# What is being asked:
Retype only what runs from the first line of the listing to the line holding "minimum width=5.5cm, minimum", both included. Do not retype the pictures.

# Supplied information:
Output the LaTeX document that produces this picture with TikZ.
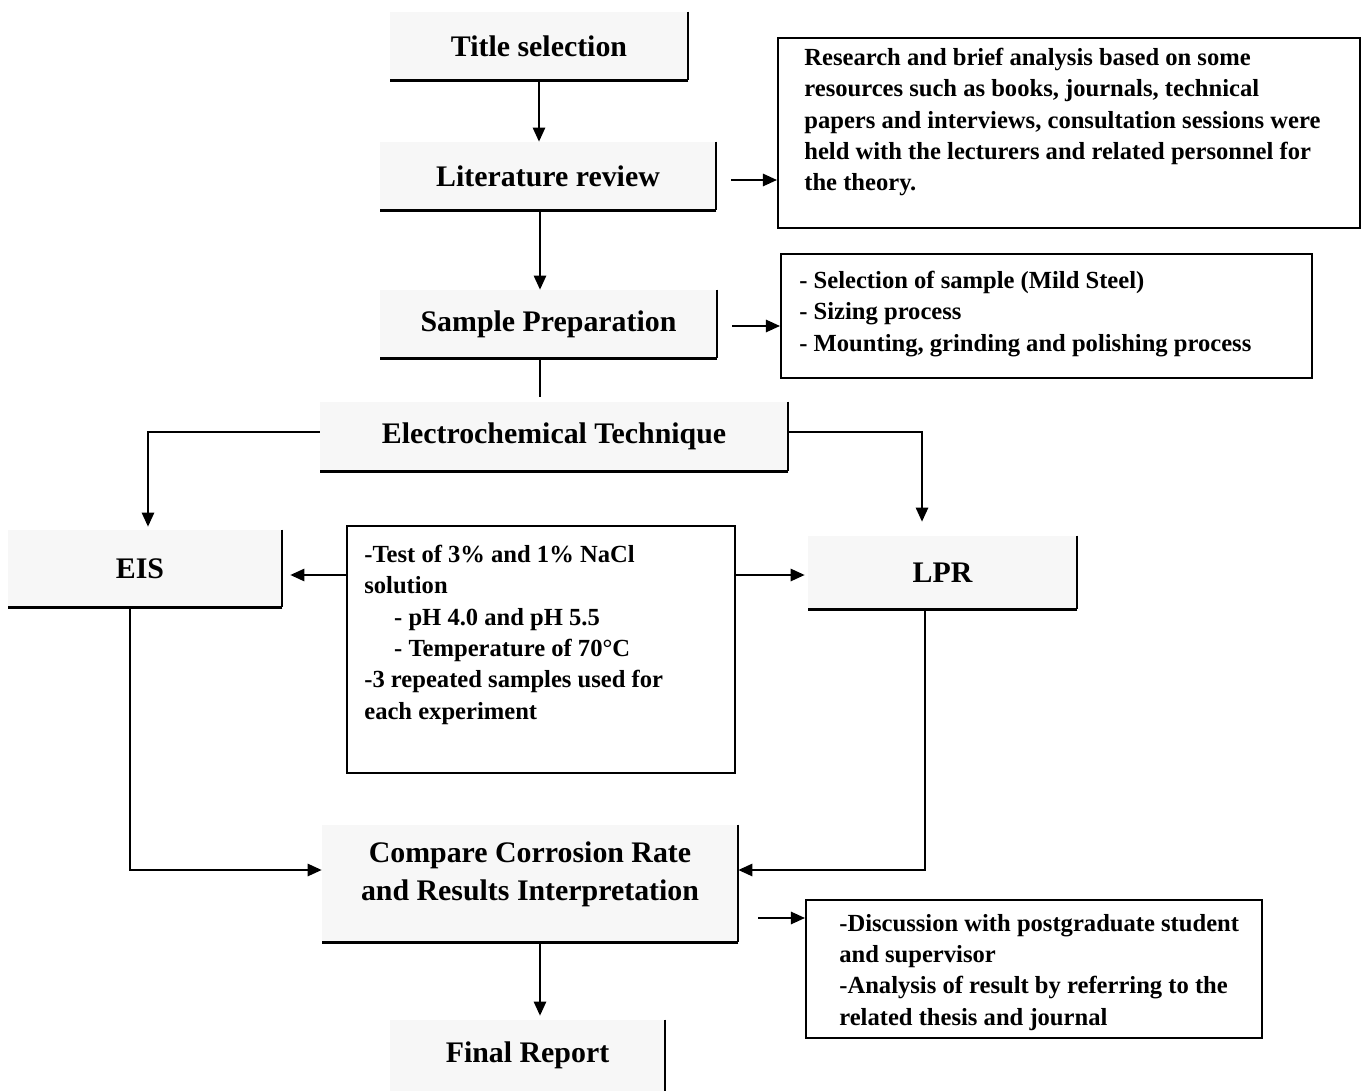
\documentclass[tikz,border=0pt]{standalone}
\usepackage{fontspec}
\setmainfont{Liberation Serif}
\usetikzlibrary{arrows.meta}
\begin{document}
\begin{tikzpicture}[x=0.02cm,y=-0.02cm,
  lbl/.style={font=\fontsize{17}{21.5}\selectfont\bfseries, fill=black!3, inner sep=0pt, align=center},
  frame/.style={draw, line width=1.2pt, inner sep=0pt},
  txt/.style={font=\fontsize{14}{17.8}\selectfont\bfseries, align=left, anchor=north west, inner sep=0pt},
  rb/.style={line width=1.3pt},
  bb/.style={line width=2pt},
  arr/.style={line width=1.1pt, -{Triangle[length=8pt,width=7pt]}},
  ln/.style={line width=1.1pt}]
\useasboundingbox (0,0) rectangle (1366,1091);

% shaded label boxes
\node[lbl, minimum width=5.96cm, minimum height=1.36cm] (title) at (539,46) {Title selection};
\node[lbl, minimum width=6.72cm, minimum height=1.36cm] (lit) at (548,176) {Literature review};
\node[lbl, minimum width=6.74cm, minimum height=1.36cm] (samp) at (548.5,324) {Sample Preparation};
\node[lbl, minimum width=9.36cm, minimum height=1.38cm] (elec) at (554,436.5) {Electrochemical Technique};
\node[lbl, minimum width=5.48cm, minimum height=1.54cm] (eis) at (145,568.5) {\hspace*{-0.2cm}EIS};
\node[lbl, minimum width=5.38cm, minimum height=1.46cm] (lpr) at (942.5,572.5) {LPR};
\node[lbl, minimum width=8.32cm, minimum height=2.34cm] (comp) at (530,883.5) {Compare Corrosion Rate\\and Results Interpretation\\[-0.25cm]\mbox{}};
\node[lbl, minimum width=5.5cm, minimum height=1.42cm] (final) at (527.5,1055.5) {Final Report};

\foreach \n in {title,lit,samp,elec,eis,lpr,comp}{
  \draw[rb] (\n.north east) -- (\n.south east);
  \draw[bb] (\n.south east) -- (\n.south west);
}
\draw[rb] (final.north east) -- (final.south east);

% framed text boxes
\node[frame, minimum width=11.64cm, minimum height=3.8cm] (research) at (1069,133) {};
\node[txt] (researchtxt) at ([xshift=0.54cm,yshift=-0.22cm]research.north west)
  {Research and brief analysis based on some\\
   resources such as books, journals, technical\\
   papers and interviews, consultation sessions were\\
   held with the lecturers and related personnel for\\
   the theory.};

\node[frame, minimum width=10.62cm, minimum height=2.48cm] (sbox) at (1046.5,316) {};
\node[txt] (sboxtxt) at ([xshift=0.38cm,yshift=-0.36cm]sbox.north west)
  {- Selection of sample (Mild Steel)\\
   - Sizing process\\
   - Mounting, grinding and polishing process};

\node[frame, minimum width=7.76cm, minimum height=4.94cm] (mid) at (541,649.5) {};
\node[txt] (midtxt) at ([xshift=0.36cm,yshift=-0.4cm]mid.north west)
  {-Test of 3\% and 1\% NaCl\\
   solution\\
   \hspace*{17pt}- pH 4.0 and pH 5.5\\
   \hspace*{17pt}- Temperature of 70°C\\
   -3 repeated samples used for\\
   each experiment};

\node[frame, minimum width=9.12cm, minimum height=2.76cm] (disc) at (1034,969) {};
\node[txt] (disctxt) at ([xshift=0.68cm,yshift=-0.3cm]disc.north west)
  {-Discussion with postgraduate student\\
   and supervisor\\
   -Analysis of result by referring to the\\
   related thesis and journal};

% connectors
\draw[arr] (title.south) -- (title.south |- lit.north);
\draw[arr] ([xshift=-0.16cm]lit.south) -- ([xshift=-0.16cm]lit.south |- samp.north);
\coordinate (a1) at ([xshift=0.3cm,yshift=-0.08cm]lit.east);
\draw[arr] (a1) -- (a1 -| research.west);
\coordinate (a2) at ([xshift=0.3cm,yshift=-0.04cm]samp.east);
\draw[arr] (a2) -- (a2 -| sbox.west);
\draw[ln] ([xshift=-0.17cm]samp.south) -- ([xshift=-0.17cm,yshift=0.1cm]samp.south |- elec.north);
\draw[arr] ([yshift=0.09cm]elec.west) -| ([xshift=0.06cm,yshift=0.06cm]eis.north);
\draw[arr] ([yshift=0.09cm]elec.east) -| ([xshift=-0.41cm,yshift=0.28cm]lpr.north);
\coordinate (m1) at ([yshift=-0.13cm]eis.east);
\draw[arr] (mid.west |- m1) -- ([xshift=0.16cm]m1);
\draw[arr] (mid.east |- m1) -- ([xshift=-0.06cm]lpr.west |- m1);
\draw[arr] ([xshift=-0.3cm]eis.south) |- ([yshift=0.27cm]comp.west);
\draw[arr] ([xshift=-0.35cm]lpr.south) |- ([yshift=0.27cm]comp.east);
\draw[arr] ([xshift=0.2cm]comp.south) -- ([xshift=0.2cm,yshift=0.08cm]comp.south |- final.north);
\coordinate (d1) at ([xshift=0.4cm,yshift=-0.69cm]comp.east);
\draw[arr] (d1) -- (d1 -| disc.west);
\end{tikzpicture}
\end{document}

# Correct result:
Output the LaTeX document that produces this picture with TikZ.
\documentclass[tikz,border=0pt]{standalone}
\usepackage{fontspec}
\setmainfont{Liberation Serif}
\usetikzlibrary{arrows.meta}
\begin{document}
\begin{tikzpicture}[x=0.02cm,y=-0.02cm,
  lbl/.style={font=\fontsize{17}{21.5}\selectfont\bfseries, fill=black!3, inner sep=0pt, align=center},
  frame/.style={draw, line width=1.2pt, inner sep=0pt},
  txt/.style={font=\fontsize{14}{17.8}\selectfont\bfseries, align=left, anchor=north west, inner sep=0pt},
  rb/.style={line width=1.3pt},
  bb/.style={line width=2pt},
  arr/.style={line width=1.1pt, -{Triangle[length=8pt,width=7pt]}},
  ln/.style={line width=1.1pt}]
\useasboundingbox (0,0) rectangle (1366,1091);

% shaded label boxes
\node[lbl, minimum width=5.96cm, minimum height=1.36cm] (title) at (539,46) {Title selection};
\node[lbl, minimum width=6.72cm, minimum height=1.36cm] (lit) at (548,176) {Literature review};
\node[lbl, minimum width=6.74cm, minimum height=1.36cm] (samp) at (548.5,324) {Sample Preparation};
\node[lbl, minimum width=9.36cm, minimum height=1.38cm] (elec) at (554,436.5) {Electrochemical Technique};
\node[lbl, minimum width=5.48cm, minimum height=1.54cm] (eis) at (145,568.5) {\hspace*{-0.2cm}EIS};
\node[lbl, minimum width=5.38cm, minimum height=1.46cm] (lpr) at (942.5,572.5) {LPR};
\node[lbl, minimum width=8.32cm, minimum height=2.34cm] (comp) at (530,883.5) {Compare Corrosion Rate\\and Results Interpretation\\[-0.25cm]\mbox{}};
\node[lbl, minimum width=5.5cm, minimum height=1.42cm] (final) at (527.5,1055.5) {Final Report};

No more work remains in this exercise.